Reproduce all the material exactly, minus any pictures it holds.

┄┄┄┄┄┄┄┄┄┄┄┄┄┄┄┄┄┄┄┄

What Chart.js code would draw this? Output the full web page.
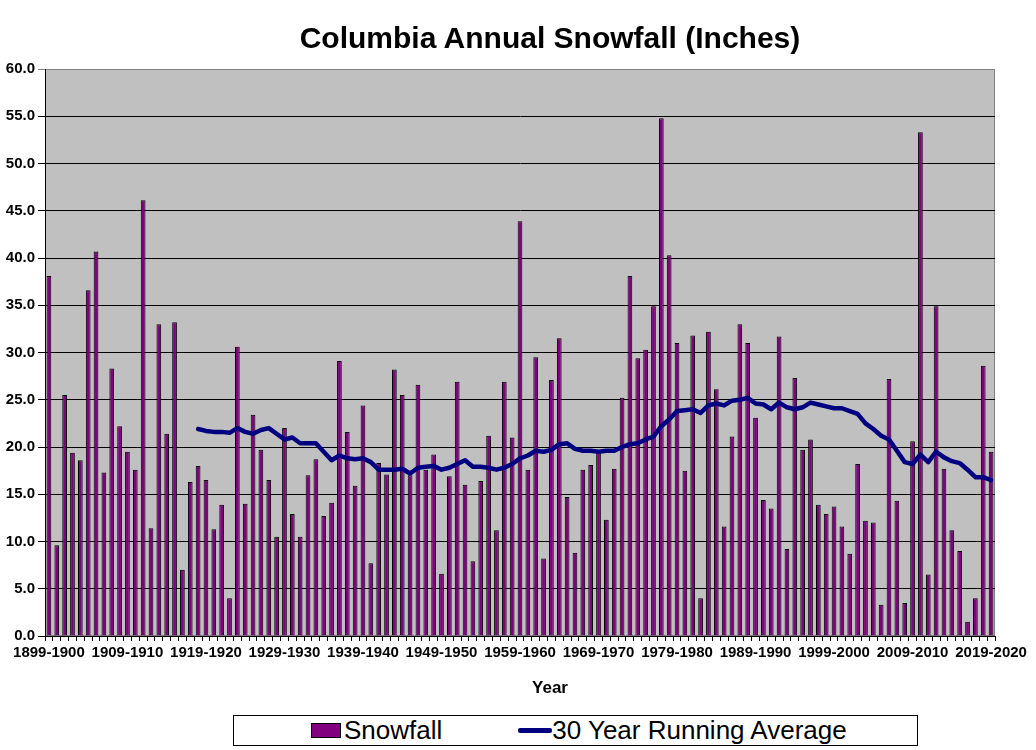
<!DOCTYPE html>
<html>
<head>
<meta charset="utf-8">
<title>Columbia Annual Snowfall (Inches)</title>
<script src="https://cdn.jsdelivr.net/npm/chart.js@4.4.1/dist/chart.umd.min.js"></script>
<style>
html, body { margin:0; padding:0; background:#fff; }
#wrap {
    position:relative; width:1036px; height:750px; overflow:hidden;
    font-family:"Liberation Sans", Arial, sans-serif; color:#000;
}
#chart { position:absolute; left:0; top:0; }
#title {
    position:absolute; left:64px; width:972px; top:20px;
    line-height:36px; text-align:center; font-size:30px; font-weight:bold;
}
#xTitle {
    position:absolute; left:64px; width:972px; top:678px;
    line-height:20px; text-align:center; font-size:17px; font-weight:bold;
}
#legend {
    position:absolute; left:233px; top:715px; width:685px; height:31px;
    box-sizing:border-box; border:1px solid #000; background:#fff;
    display:flex; align-items:center; padding-left:77px;
    font-size:26px; line-height:29px; white-space:nowrap;
}
.item { display:flex; align-items:center; }
.item + .item { margin-left:76px; }
.swatch { box-sizing:border-box; margin-right:3px; }
</style>
</head>
<body>

<div id="wrap">
    <canvas id="chart" width="1036" height="750"></canvas>
    <div id="title">Columbia Annual Snowfall (Inches)</div>
    <div id="xTitle">Year</div>
    <div id="legend"></div>
</div>

<script>

// ======================================
// DATA
// ======================================

const firstSeason = 1899;

const labelEvery = 10;

// inches, one value per season 1899-1900 ... 2019-2020
const snowfall = [
    38.1, 9.6, 25.5, 19.4, 18.6, 36.6, 40.7, 17.3, 28.3, 22.2,
    19.5, 17.6, 46.1, 11.4, 33.0, 21.4, 33.2, 7.0, 16.3, 18.0,
    16.5, 11.3, 13.9, 4.0, 30.6, 14.0, 23.4, 19.7, 16.5, 10.5,
    22.0, 12.9, 10.5, 17.0, 18.7, 12.7, 14.1, 29.1, 21.6, 15.9,
    24.4, 7.7, 18.3, 17.1, 28.2, 25.5, 17.0, 26.6, 17.6, 19.2,
    6.6, 16.9, 26.9, 16.0, 7.9, 16.4, 21.2, 11.2, 26.9, 21.0,
    43.9, 17.6, 29.5, 8.2, 27.1, 31.5, 14.7, 8.8, 17.6, 18.1,
    19.4, 12.3, 17.7, 25.2, 38.1, 29.4, 30.3, 34.9, 54.8, 40.3,
    31.0, 17.5, 31.8, 4.0, 32.2, 26.1, 11.6, 21.1, 33.0, 31.0,
    23.1, 14.4, 13.5, 31.7, 9.2, 27.3, 19.7, 20.8, 13.9, 12.9,
    13.7, 11.6, 8.7, 18.2, 12.2, 12.0, 3.3, 27.2, 14.3, 3.5,
    20.6, 53.3, 6.5, 34.9, 17.7, 11.2, 9.0, 1.5, 4.0, 28.6,
    19.5
];

// 30 year running average, starts with 1918-1919
const runningAverage = [
    null, null, null, null, null, null, null, null, null, null,
    null, null, null, null, null, null, null, null, null, 21.9,
    21.7, 21.6, 21.6, 21.5, 22.0, 21.6, 21.4, 21.8, 22.0, 21.4,
    20.8, 21.0, 20.4, 20.4, 20.4, 19.5, 18.6, 19.1, 18.8, 18.7,
    18.8, 18.4, 17.6, 17.6, 17.6, 17.7, 17.2, 17.8, 17.9, 18.0,
    17.6, 17.8, 18.2, 18.6, 17.9, 17.9, 17.8, 17.6, 17.8, 18.2,
    18.8, 19.1, 19.6, 19.5, 19.7, 20.3, 20.4, 19.8, 19.6, 19.6,
    19.5, 19.6, 19.6, 20.0, 20.3, 20.4, 20.8, 21.1, 22.2, 22.9,
    23.8, 23.9, 24.0, 23.6, 24.4, 24.6, 24.4, 24.9, 25.0, 25.2,
    24.6, 24.5, 24.0, 24.7, 24.2, 24.0, 24.2, 24.7, 24.5, 24.3,
    24.1, 24.1, 23.8, 23.5, 22.5, 21.9, 21.2, 20.8, 19.6, 18.4,
    18.2, 19.2, 18.4, 19.5, 18.9, 18.5, 18.3, 17.6, 16.8, 16.8,
    16.5
];

const seasons = [];

for(let i = 0; i < snowfall.length; i++){

    const year = firstSeason + i;

    seasons.push(year + "-" + (year + 1));

}

// ======================================
// PLOT BACKGROUND
// ======================================

const plotBackground = {

    id:"plotBackground",

    beforeDraw(chart){

        const { ctx, chartArea:a } = chart;

        ctx.save();

        ctx.fillStyle = "#c0c0c0";
        ctx.fillRect(a.left, a.top, a.right - a.left, a.bottom - a.top);

        ctx.strokeStyle = "#808080";
        ctx.lineWidth = 1;
        ctx.strokeRect(a.left + 0.5, a.top + 0.5, a.right - a.left - 1, a.bottom - a.top - 1);

        ctx.restore();

    }

};

// ======================================
// CHART
// ======================================

Chart.defaults.font.family = "'Liberation Sans', Arial, sans-serif";
Chart.defaults.color = "#000";

const chart = new Chart(

    document.getElementById("chart"),

    {

        type:"bar",

        data:{

            labels:seasons,

            datasets:[

                {
                    label:"Snowfall",
                    data:snowfall,
                    backgroundColor:"#800080",
                    borderColor:"#000",
                    borderWidth:1,
                    barPercentage:0.6,
                    categoryPercentage:1,
                    order:1
                },

                {
                    type:"line",
                    label:"30 Year Running Average",
                    data:runningAverage,
                    borderColor:"#000080",
                    backgroundColor:"#000080",
                    borderWidth:4.5,
                    pointRadius:0,
                    tension:0,
                    borderJoinStyle:"round",
                    borderCapStyle:"round",
                    order:0
                }

            ]

        },

        options:{

            responsive:false,
            animation:false,

            layout:{
                padding:{ top:69, right:41, bottom:0, left:0 }
            },

            plugins:{
                legend:{ display:false },
                title:{ display:false },
                tooltip:{ enabled:false }
            },

            scales:{

                x:{
                    afterFit(scale){ scale.height = 114; },
                    grid:{
                        offset:true,
                        drawOnChartArea:false,
                        color:"#000",
                        tickLength:5
                    },
                    border:{ color:"#000", width:1 },
                    ticks:{
                        autoSkip:false,
                        maxRotation:0,
                        minRotation:0,
                        padding:3,
                        font:{ size:15, weight:"bold" },
                        callback(value, index){
                            return index % labelEvery === 0 ? seasons[index] : "";
                        }
                    }
                },

                y:{
                    min:0,
                    max:60,
                    afterFit(scale){ scale.width = 45; },
                    grid:{
                        color:c => (c.tick && c.tick.value === 60) ? "#808080" : "#000",
                        tickLength:7
                    },
                    border:{ color:"#000", width:1 },
                    ticks:{
                        stepSize:5,
                        padding:3,
                        font:{ size:15, weight:"bold" },
                        callback:v => Number(v).toFixed(1)
                    }
                }

            }

        },

        plugins:[plotBackground]

    }

);

// ======================================
// LEGEND
// ======================================

function buildLegend(){

    const box = document.getElementById("legend");

    chart.data.datasets.forEach(ds=>{

        const item = document.createElement("div");
        item.className = "item";

        const swatch = document.createElement("span");
        swatch.className = "swatch";

        if(ds.type === "line"){
            swatch.style.width = "34px";
            swatch.style.height = "5px";
            swatch.style.background = ds.borderColor;
            swatch.style.borderRadius = "2px";
            swatch.style.marginRight = "0";
        }
        else{
            swatch.style.width = "30px";
            swatch.style.height = "15px";
            swatch.style.background = ds.backgroundColor;
            swatch.style.border = "1px solid " + ds.borderColor;
        }

        const text = document.createElement("span");
        text.innerText = ds.label;

        item.appendChild(swatch);
        item.appendChild(text);
        box.appendChild(item);

    });

}

buildLegend();

</script>

</body>
</html>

┄┄┄┄┄┄┄┄┄┄┄┄┄┄┄┄┄┄┄┄

■ Worked solution:
What Chart.js code would draw this? Output the full web page.
<!DOCTYPE html>
<html>
<head>
<meta charset="utf-8">
<title>Columbia Annual Snowfall (Inches)</title>
<script src="https://cdn.jsdelivr.net/npm/chart.js@4.4.1/dist/chart.umd.min.js"></script>
<style>
html, body { margin:0; padding:0; background:#fff; }
#wrap {
    position:relative; width:1036px; height:750px; overflow:hidden;
    font-family:"Liberation Sans", Arial, sans-serif; color:#000;
}
#chart { position:absolute; left:0; top:0; }
#title {
    position:absolute; left:64px; width:972px; top:20px;
    line-height:36px; text-align:center; font-size:30px; font-weight:bold;
}
#xTitle {
    position:absolute; left:64px; width:972px; top:678px;
    line-height:20px; text-align:center; font-size:17px; font-weight:bold;
}
#legend {
    position:absolute; left:233px; top:715px; width:685px; height:31px;
    box-sizing:border-box; border:1px solid #000; background:#fff;
    display:flex; align-items:center; padding-left:77px;
    font-size:26px; line-height:29px; white-space:nowrap;
}
.item { display:flex; align-items:center; }
.item + .item { margin-left:76px; }
.swatch { box-sizing:border-box; margin-right:3px; }
</style>
</head>
<body>

<div id="wrap">
    <canvas id="chart" width="1036" height="750"></canvas>
    <div id="title">Columbia Annual Snowfall (Inches)</div>
    <div id="xTitle">Year</div>
    <div id="legend"></div>
</div>

<script>

// ======================================
// DATA
// ======================================

const firstSeason = 1899;

const labelEvery = 10;

// inches, one value per season 1899-1900 ... 2019-2020
const snowfall = [
    38.1, 9.6, 25.5, 19.4, 18.6, 36.6, 40.7, 17.3, 28.3, 22.2,
    19.5, 17.6, 46.1, 11.4, 33.0, 21.4, 33.2, 7.0, 16.3, 18.0,
    16.5, 11.3, 13.9, 4.0, 30.6, 14.0, 23.4, 19.7, 16.5, 10.5,
    22.0, 12.9, 10.5, 17.0, 18.7, 12.7, 14.1, 29.1, 21.6, 15.9,
    24.4, 7.7, 18.3, 17.1, 28.2, 25.5, 17.0, 26.6, 17.6, 19.2,
    6.6, 16.9, 26.9, 16.0, 7.9, 16.4, 21.2, 11.2, 26.9, 21.0,
    43.9, 17.6, 29.5, 8.2, 27.1, 31.5, 14.7, 8.8, 17.6, 18.1,
    19.4, 12.3, 17.7, 25.2, 38.1, 29.4, 30.3, 34.9, 54.8, 40.3,
    31.0, 17.5, 31.8, 4.0, 32.2, 26.1, 11.6, 21.1, 33.0, 31.0,
    23.1, 14.4, 13.5, 31.7, 9.2, 27.3, 19.7, 20.8, 13.9, 12.9,
    13.7, 11.6, 8.7, 18.2, 12.2, 12.0, 3.3, 27.2, 14.3, 3.5,
    20.6, 53.3, 6.5, 34.9, 17.7, 11.2, 9.0, 1.5, 4.0, 28.6,
    19.5
];

// 30 year running average, starts with 1918-1919
const runningAverage = [
    null, null, null, null, null, null, null, null, null, null,
    null, null, null, null, null, null, null, null, null, 21.9,
    21.7, 21.6, 21.6, 21.5, 22.0, 21.6, 21.4, 21.8, 22.0, 21.4,
    20.8, 21.0, 20.4, 20.4, 20.4, 19.5, 18.6, 19.1, 18.8, 18.7,
    18.8, 18.4, 17.6, 17.6, 17.6, 17.7, 17.2, 17.8, 17.9, 18.0,
    17.6, 17.8, 18.2, 18.6, 17.9, 17.9, 17.8, 17.6, 17.8, 18.2,
    18.8, 19.1, 19.6, 19.5, 19.7, 20.3, 20.4, 19.8, 19.6, 19.6,
    19.5, 19.6, 19.6, 20.0, 20.3, 20.4, 20.8, 21.1, 22.2, 22.9,
    23.8, 23.9, 24.0, 23.6, 24.4, 24.6, 24.4, 24.9, 25.0, 25.2,
    24.6, 24.5, 24.0, 24.7, 24.2, 24.0, 24.2, 24.7, 24.5, 24.3,
    24.1, 24.1, 23.8, 23.5, 22.5, 21.9, 21.2, 20.8, 19.6, 18.4,
    18.2, 19.2, 18.4, 19.5, 18.9, 18.5, 18.3, 17.6, 16.8, 16.8,
    16.5
];

const seasons = [];

for(let i = 0; i < snowfall.length; i++){

    const year = firstSeason + i;

    seasons.push(year + "-" + (year + 1));

}

// ======================================
// PLOT BACKGROUND
// ======================================

const plotBackground = {

    id:"plotBackground",

    beforeDraw(chart){

        const { ctx, chartArea:a } = chart;

        ctx.save();

        ctx.fillStyle = "#c0c0c0";
        ctx.fillRect(a.left, a.top, a.right - a.left, a.bottom - a.top);

        ctx.strokeStyle = "#808080";
        ctx.lineWidth = 1;
        ctx.strokeRect(a.left + 0.5, a.top + 0.5, a.right - a.left - 1, a.bottom - a.top - 1);

        ctx.restore();

    }

};

// ======================================
// CHART
// ======================================

Chart.defaults.font.family = "'Liberation Sans', Arial, sans-serif";
Chart.defaults.color = "#000";

const chart = new Chart(

    document.getElementById("chart"),

    {

        type:"bar",

        data:{

            labels:seasons,

            datasets:[

                {
                    label:"Snowfall",
                    data:snowfall,
                    backgroundColor:"#800080",
                    borderColor:"#000",
                    borderWidth:1,
                    barPercentage:0.6,
                    categoryPercentage:1,
                    order:1
                },

                {
                    type:"line",
                    label:"30 Year Running Average",
                    data:runningAverage,
                    borderColor:"#000080",
                    backgroundColor:"#000080",
                    borderWidth:4.5,
                    pointRadius:0,
                    tension:0,
                    borderJoinStyle:"round",
                    borderCapStyle:"round",
                    order:0
                }

            ]

        },

        options:{

            responsive:false,
            animation:false,

            layout:{
                padding:{ top:69, right:41, bottom:0, left:0 }
            },

            plugins:{
                legend:{ display:false },
                title:{ display:false },
                tooltip:{ enabled:false }
            },

            scales:{

                x:{
                    afterFit(scale){ scale.height = 114; },
                    grid:{
                        offset:true,
                        drawOnChartArea:false,
                        color:"#000",
                        tickLength:5
                    },
                    border:{ color:"#000", width:1 },
                    ticks:{
                        autoSkip:false,
                        maxRotation:0,
                        minRotation:0,
                        padding:3,
                        font:{ size:15, weight:"bold" },
                        callback(value, index){
                            return index % labelEvery === 0 ? seasons[index] : "";
                        }
                    }
                },

                y:{
                    min:0,
                    max:60,
                    afterFit(scale){ scale.width = 45; },
                    grid:{
                        color:c => (c.tick && c.tick.value === 60) ? "#808080" : "#000",
                        tickLength:7
                    },
                    border:{ color:"#000", width:1 },
                    ticks:{
                        stepSize:5,
                        padding:3,
                        font:{ size:15, weight:"bold" },
                        callback:v => Number(v).toFixed(1)
                    }
                }

            }

        },

        plugins:[plotBackground]

    }

);

// ======================================
// LEGEND
// ======================================

function buildLegend(){

    const box = document.getElementById("legend");

    chart.data.datasets.forEach(ds=>{

        const item = document.createElement("div");
        item.className = "item";

        const swatch = document.createElement("span");
        swatch.className = "swatch";

        if(ds.type === "line"){
            swatch.style.width = "34px";
            swatch.style.height = "5px";
            swatch.style.background = ds.borderColor;
            swatch.style.borderRadius = "2px";
            swatch.style.marginRight = "0";
        }
        else{
            swatch.style.width = "30px";
            swatch.style.height = "15px";
            swatch.style.background = ds.backgroundColor;
            swatch.style.border = "1px solid " + ds.borderColor;
        }

        const text = document.createElement("span");
        text.innerText = ds.label;

        item.appendChild(swatch);
        item.appendChild(text);
        box.appendChild(item);

    });

}

buildLegend();

</script>

</body>
</html>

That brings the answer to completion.